Giderek sertleşen üslubu ile toplumu geren, kin ve düşmanlık duyguları üzerinden karşı karşıya getirmeye çalışan başbakan Erdoğan provokasyonlarına derhal son vermelidir. AKP, Kürt sorununun demokratik çözüm süreciyle Gezi Parkı ile başlayan direnişin taleplerini karşı karşıya koyan tutumundan vazgeçmelidir. Silahların sustuğu çatışmasızlık ortamında bölgeye yeni karakollar inşa etmek yerine tüm Türkiye halklarının kardeşçe bir arada yaşayacağı demokratik bir Türkiye’nin inşası için çaba sarf edilmelidir. Silahları ebediyen susturacak, kanı durduracak, onurlu, kalıcı bir barışın sağlanmasını esas alacak diyalog zemini güçlendirilmelidir.

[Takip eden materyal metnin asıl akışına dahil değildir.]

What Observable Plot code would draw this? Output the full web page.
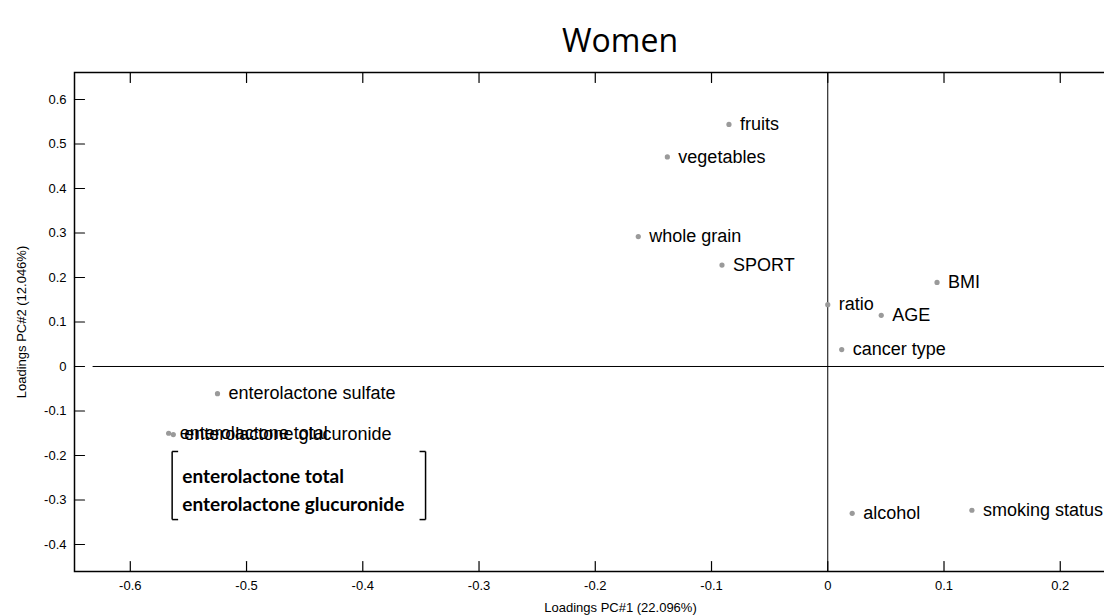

Halkın Kapısı, AKP’den Gelecek ‘Makul, Meşru, Mantıklı’ Taleplere Açık!
Taksim Gezi Parkı direnişi ile fitili ateşlenen mücadele bugüne kadar ne dizginsiz devlet terörü, ne Başbakan Erdoğan’ın tehditleri, ne de ana akım medyanın görmezden gelen tutumu ile engellenebilmiştir. Bundan sonra da engellenemeyecektir. AKP iktidarının kendisine “makul, meşru, mantıklı taleplerle gelmesini’ bekleyen milyonların mücadelesinin baskı ve şiddetle bastırılamayacağı artık görülmek zorundadır.
KESK, dalga dalga tüm Türkiye’yi saran, haklı olduğu kadar meşru olan bu direnişin çalışma alanlarında da büyüyerek kalıcılaşması mücadelesini sürdürecektir.